GOAL OF THE EXERCISE :: Copy the data that follows exactly. Include no pictures.

---------- DATA EXTRACT ----------

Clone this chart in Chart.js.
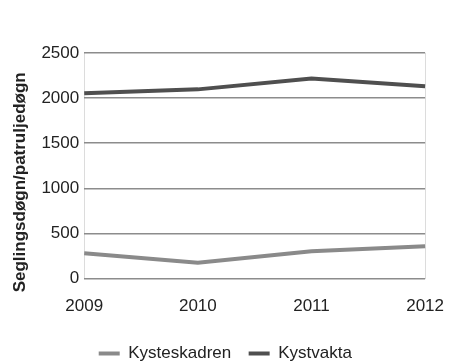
<!DOCTYPE html>
<html><head><meta charset="utf-8">
<script src="https://cdn.jsdelivr.net/npm/chart.js@4"></script>
<style>html,body{margin:0;padding:0;background:#fff}#w{width:450px;height:363px}</style>
</head><body><div id="w"><canvas id="c"></canvas></div>
<script>
const years = ["2009", "2010", "2011", "2012"];
const kysteskadren = [281, 176, 303, 358];
const kystvakta = [2053, 2097, 2218, 2132];
const yTicks = [0, 500, 1000, 1500, 2000, 2500];
const FONT = "'Liberation Sans', Arial, sans-serif";

new Chart(document.getElementById('c'), {
  type: 'line',
  data: {
    labels: years,
    datasets: [
      { label: 'Kysteskadren', data: kysteskadren, borderColor: '#8a8a8a', backgroundColor: '#8a8a8a', borderWidth: 4, pointRadius: 0, tension: 0 },
      { label: 'Kystvakta', data: kystvakta, borderColor: '#4f4f4f', backgroundColor: '#4f4f4f', borderWidth: 4, pointRadius: 0, tension: 0 }
    ]
  },
  options: {
    responsive: true, maintainAspectRatio: false, animation: false,
    layout: { padding: { top: 53, right: 0, left: 10, bottom: -9 } },
    plugins: {
      tooltip: { enabled: false },
      legend: {
        position: 'bottom',
        labels: {
          color: '#222', font: { family: FONT, size: 17 }, boxWidth: 21, boxHeight: 4, padding: 8,
          generateLabels: (chart) => Chart.defaults.plugins.legend.labels.generateLabels(chart).map(l => Object.assign(l, { text: l.text + '  ', lineWidth: 0 }))
        }
      }
    },
    scales: {
      x: {
        offset: false,
        afterFit: (s) => { s.height += 14; },
        grid: { color: (ctx) => (ctx.index === 0 || ctx.index === years.length - 1) ? '#dcdcdc' : 'rgba(0,0,0,0)', drawTicks: true, tickLength: 12, tickColor: 'rgba(0,0,0,0)' },
        border: { display: false },
        ticks: { color: '#222', font: { family: FONT, size: 17 }, padding: 6, maxRotation: 0 }
      },
      y: {
        min: 0, max: 2500,
        afterBuildTicks: (s) => { s.ticks = yTicks.map(v => ({ value: v })); },
        grid: { color: '#8c8c8c', lineWidth: 1.5, drawTicks: false },
        border: { display: false },
        ticks: { color: '#222', font: { family: FONT, size: 17 }, padding: 5, callback: (v) => String(v) },
        title: { display: true, text: 'Seglingsdøgn/patruljedøgn       ', color: '#222', font: { family: FONT, size: 17, weight: 'bold' }, padding: { top: 0, bottom: 6 } }
      }
    }
  }
});
</script></body></html>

----------

RESULT ::
Clone this chart in Chart.js.
<!DOCTYPE html>
<html><head><meta charset="utf-8">
<script src="https://cdn.jsdelivr.net/npm/chart.js@4"></script>
<style>html,body{margin:0;padding:0;background:#fff}#w{width:450px;height:363px}</style>
</head><body><div id="w"><canvas id="c"></canvas></div>
<script>
const years = ["2009", "2010", "2011", "2012"];
const kysteskadren = [281, 176, 303, 358];
const kystvakta = [2053, 2097, 2218, 2132];
const yTicks = [0, 500, 1000, 1500, 2000, 2500];
const FONT = "'Liberation Sans', Arial, sans-serif";

new Chart(document.getElementById('c'), {
  type: 'line',
  data: {
    labels: years,
    datasets: [
      { label: 'Kysteskadren', data: kysteskadren, borderColor: '#8a8a8a', backgroundColor: '#8a8a8a', borderWidth: 4, pointRadius: 0, tension: 0 },
      { label: 'Kystvakta', data: kystvakta, borderColor: '#4f4f4f', backgroundColor: '#4f4f4f', borderWidth: 4, pointRadius: 0, tension: 0 }
    ]
  },
  options: {
    responsive: true, maintainAspectRatio: false, animation: false,
    layout: { padding: { top: 53, right: 0, left: 10, bottom: -9 } },
    plugins: {
      tooltip: { enabled: false },
      legend: {
        position: 'bottom',
        labels: {
          color: '#222', font: { family: FONT, size: 17 }, boxWidth: 21, boxHeight: 4, padding: 8,
          generateLabels: (chart) => Chart.defaults.plugins.legend.labels.generateLabels(chart).map(l => Object.assign(l, { text: l.text + '  ', lineWidth: 0 }))
        }
      }
    },
    scales: {
      x: {
        offset: false,
        afterFit: (s) => { s.height += 14; },
        grid: { color: (ctx) => (ctx.index === 0 || ctx.index === years.length - 1) ? '#dcdcdc' : 'rgba(0,0,0,0)', drawTicks: true, tickLength: 12, tickColor: 'rgba(0,0,0,0)' },
        border: { display: false },
        ticks: { color: '#222', font: { family: FONT, size: 17 }, padding: 6, maxRotation: 0 }
      },
      y: {
        min: 0, max: 2500,
        afterBuildTicks: (s) => { s.ticks = yTicks.map(v => ({ value: v })); },
        grid: { color: '#8c8c8c', lineWidth: 1.5, drawTicks: false },
        border: { display: false },
        ticks: { color: '#222', font: { family: FONT, size: 17 }, padding: 5, callback: (v) => String(v) },
        title: { display: true, text: 'Seglingsdøgn/patruljedøgn       ', color: '#222', font: { family: FONT, size: 17, weight: 'bold' }, padding: { top: 0, bottom: 6 } }
      }
    }
  }
});
</script></body></html>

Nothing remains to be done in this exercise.